◆ **What is expected**
Single out each line with the word "this" and copy it.

◆ **Excerpted records**
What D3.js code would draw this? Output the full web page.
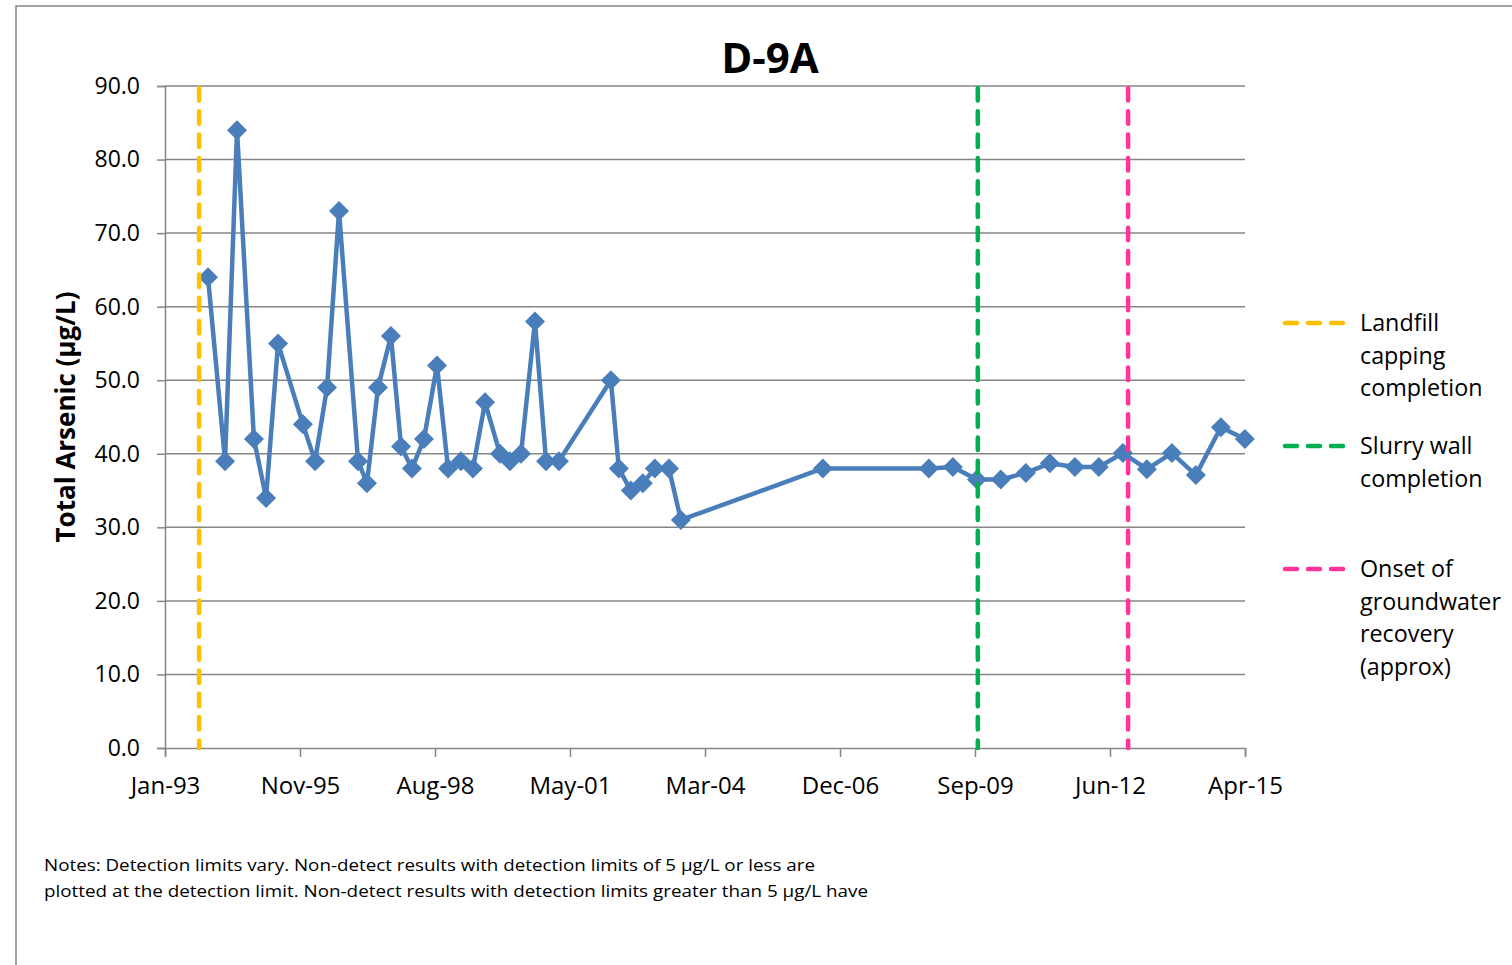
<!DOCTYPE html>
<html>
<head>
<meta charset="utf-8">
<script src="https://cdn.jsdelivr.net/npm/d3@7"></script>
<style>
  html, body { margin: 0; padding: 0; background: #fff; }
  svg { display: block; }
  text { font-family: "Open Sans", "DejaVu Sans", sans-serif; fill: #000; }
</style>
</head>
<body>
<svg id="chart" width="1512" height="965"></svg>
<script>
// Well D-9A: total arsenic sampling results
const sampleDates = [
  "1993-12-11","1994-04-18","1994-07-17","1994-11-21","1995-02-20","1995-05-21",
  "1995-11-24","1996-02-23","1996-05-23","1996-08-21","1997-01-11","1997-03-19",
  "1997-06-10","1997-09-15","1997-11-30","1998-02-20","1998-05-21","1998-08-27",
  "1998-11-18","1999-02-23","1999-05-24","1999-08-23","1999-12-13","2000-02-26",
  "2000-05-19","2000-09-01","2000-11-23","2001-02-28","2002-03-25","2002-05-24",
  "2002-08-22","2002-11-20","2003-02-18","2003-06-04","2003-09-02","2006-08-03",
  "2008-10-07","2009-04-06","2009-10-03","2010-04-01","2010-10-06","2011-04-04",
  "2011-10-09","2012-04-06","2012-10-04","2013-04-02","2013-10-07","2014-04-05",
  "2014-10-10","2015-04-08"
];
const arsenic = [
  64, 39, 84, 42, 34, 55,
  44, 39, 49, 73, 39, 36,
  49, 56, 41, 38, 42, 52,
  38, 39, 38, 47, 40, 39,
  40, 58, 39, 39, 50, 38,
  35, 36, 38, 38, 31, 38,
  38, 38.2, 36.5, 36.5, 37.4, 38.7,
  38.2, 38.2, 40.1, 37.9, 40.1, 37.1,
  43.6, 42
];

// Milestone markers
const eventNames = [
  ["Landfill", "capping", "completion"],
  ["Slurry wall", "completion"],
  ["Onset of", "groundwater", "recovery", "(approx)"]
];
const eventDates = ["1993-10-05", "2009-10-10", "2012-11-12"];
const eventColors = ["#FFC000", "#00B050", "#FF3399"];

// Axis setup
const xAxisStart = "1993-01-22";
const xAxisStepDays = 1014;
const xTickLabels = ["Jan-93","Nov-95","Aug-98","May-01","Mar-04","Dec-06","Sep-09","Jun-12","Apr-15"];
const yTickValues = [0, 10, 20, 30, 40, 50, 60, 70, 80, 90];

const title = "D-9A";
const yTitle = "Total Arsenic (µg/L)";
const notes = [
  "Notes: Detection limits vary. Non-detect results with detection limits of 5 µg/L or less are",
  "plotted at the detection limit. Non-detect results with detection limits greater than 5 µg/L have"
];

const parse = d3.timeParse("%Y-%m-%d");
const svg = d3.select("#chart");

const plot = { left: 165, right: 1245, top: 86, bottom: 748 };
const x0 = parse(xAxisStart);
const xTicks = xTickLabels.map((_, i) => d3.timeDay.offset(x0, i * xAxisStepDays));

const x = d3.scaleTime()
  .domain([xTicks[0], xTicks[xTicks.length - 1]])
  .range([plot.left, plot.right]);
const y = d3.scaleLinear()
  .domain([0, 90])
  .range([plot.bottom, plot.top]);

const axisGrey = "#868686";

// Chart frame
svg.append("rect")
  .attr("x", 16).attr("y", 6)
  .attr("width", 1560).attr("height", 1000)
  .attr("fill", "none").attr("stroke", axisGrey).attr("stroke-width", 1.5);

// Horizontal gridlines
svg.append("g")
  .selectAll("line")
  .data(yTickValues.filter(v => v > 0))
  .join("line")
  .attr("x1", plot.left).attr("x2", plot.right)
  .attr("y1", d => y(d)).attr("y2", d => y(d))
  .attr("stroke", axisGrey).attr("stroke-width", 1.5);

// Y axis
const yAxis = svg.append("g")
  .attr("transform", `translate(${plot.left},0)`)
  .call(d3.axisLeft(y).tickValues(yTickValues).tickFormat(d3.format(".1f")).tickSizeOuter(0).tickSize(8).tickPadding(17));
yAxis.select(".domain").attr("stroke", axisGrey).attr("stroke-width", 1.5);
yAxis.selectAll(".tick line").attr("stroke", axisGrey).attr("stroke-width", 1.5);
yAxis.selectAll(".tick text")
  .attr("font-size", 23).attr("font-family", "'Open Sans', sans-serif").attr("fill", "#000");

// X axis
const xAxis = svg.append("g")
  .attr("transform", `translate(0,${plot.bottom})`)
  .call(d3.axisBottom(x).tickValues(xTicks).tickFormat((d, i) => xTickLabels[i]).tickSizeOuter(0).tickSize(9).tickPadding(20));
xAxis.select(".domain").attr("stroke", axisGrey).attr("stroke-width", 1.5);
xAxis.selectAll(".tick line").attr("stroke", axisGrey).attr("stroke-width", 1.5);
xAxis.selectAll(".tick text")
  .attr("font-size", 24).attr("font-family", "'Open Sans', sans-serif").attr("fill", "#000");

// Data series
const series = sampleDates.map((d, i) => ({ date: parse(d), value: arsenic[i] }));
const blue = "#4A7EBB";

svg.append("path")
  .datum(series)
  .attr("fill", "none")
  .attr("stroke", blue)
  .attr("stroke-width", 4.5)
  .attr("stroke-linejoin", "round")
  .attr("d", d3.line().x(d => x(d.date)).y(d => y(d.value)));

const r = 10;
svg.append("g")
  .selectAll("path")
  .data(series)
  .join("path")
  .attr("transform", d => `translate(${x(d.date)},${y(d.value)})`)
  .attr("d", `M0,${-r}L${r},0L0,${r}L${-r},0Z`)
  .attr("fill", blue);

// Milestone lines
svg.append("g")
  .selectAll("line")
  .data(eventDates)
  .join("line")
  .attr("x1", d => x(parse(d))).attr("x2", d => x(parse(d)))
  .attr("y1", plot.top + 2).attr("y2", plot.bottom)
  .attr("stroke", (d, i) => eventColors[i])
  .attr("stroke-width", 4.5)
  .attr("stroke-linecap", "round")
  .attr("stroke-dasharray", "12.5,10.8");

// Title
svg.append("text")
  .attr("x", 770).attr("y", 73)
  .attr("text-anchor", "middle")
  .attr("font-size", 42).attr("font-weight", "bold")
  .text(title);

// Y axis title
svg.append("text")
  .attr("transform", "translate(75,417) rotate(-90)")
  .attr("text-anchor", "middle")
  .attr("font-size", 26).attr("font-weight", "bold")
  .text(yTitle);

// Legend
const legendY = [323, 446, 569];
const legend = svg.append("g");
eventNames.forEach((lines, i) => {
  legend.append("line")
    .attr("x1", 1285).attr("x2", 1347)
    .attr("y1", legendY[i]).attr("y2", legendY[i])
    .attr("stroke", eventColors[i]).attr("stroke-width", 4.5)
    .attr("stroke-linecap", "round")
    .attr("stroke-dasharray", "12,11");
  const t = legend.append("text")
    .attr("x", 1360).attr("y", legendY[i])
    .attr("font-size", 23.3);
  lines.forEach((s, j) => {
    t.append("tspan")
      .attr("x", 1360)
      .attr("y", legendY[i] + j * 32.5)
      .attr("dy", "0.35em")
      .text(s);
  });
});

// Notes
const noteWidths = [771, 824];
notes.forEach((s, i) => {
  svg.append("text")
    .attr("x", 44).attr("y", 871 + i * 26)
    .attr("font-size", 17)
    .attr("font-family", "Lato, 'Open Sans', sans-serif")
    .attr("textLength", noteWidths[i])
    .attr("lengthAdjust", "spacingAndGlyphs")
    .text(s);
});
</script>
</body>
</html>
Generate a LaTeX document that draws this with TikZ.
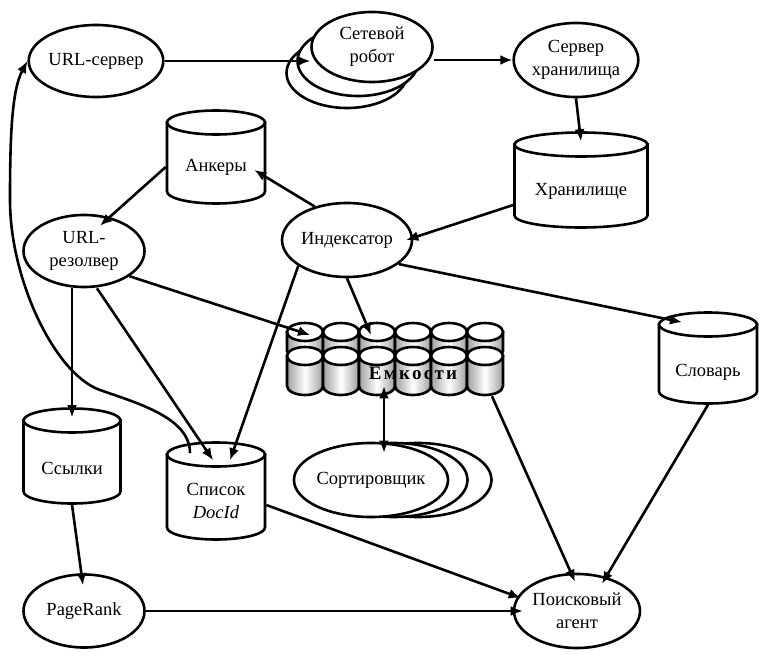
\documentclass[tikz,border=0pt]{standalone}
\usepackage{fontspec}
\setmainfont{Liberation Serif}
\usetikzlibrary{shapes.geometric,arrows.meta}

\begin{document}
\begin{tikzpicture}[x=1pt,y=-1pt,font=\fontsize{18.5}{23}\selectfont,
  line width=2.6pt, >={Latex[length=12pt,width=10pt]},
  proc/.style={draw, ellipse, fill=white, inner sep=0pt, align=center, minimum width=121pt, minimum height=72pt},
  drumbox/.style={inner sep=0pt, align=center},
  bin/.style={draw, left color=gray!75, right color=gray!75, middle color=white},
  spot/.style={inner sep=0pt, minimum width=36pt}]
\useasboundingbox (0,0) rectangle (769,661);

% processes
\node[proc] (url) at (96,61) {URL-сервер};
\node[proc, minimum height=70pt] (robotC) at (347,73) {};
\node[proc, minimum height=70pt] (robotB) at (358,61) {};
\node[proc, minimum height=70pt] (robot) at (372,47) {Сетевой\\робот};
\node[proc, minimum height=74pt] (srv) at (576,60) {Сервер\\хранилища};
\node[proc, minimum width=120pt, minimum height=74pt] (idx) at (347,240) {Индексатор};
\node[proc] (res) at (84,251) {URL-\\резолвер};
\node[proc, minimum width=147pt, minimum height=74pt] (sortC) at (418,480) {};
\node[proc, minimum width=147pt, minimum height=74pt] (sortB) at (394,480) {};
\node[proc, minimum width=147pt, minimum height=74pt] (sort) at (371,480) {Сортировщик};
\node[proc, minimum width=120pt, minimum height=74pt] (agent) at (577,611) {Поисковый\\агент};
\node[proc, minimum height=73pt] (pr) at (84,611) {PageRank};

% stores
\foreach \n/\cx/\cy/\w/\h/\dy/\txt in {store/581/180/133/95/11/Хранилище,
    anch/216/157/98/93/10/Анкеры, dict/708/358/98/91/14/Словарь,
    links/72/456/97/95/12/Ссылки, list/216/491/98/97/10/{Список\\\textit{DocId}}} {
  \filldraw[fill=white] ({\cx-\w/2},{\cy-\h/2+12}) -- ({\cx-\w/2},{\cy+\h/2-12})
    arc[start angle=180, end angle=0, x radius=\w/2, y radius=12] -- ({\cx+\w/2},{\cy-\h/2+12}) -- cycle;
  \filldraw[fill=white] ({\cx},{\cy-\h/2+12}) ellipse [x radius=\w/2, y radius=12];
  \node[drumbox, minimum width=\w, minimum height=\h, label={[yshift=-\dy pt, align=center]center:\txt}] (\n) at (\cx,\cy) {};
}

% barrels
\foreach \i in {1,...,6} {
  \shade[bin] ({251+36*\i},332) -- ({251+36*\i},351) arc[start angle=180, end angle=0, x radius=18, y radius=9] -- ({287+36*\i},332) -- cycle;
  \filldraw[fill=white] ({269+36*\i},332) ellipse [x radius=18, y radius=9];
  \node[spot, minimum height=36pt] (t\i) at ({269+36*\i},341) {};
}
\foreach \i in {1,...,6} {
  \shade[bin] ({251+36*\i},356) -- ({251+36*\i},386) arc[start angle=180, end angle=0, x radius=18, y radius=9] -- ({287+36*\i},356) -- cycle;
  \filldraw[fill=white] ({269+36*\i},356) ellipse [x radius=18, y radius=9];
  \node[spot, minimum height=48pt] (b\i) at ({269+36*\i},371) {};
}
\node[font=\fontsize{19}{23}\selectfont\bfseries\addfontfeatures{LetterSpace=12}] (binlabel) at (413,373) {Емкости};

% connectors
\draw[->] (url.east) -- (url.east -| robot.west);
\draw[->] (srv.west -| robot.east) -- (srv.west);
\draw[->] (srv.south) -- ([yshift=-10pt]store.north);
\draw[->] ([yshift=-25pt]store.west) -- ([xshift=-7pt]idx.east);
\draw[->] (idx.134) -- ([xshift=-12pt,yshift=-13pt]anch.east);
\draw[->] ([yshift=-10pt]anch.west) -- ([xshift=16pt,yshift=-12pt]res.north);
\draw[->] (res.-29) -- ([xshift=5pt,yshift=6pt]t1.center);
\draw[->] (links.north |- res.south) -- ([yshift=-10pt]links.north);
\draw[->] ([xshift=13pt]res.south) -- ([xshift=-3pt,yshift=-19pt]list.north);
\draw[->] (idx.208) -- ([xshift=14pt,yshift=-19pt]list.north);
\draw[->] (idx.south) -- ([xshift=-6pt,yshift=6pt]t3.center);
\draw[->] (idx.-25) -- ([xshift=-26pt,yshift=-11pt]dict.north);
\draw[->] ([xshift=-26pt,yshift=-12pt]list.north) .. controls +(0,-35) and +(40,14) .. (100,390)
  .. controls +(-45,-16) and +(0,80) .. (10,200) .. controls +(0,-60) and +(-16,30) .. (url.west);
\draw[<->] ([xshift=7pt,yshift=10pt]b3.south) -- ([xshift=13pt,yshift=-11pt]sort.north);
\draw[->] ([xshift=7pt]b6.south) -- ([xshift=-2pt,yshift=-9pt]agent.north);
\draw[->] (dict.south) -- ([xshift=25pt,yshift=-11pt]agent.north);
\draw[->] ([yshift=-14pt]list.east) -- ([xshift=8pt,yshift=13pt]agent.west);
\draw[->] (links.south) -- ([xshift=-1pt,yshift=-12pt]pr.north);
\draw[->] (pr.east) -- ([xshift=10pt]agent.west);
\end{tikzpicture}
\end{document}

◆ **Written solution**
What D3.js code would draw this? Output the full web page.
Generate a LaTeX document that draws this with TikZ.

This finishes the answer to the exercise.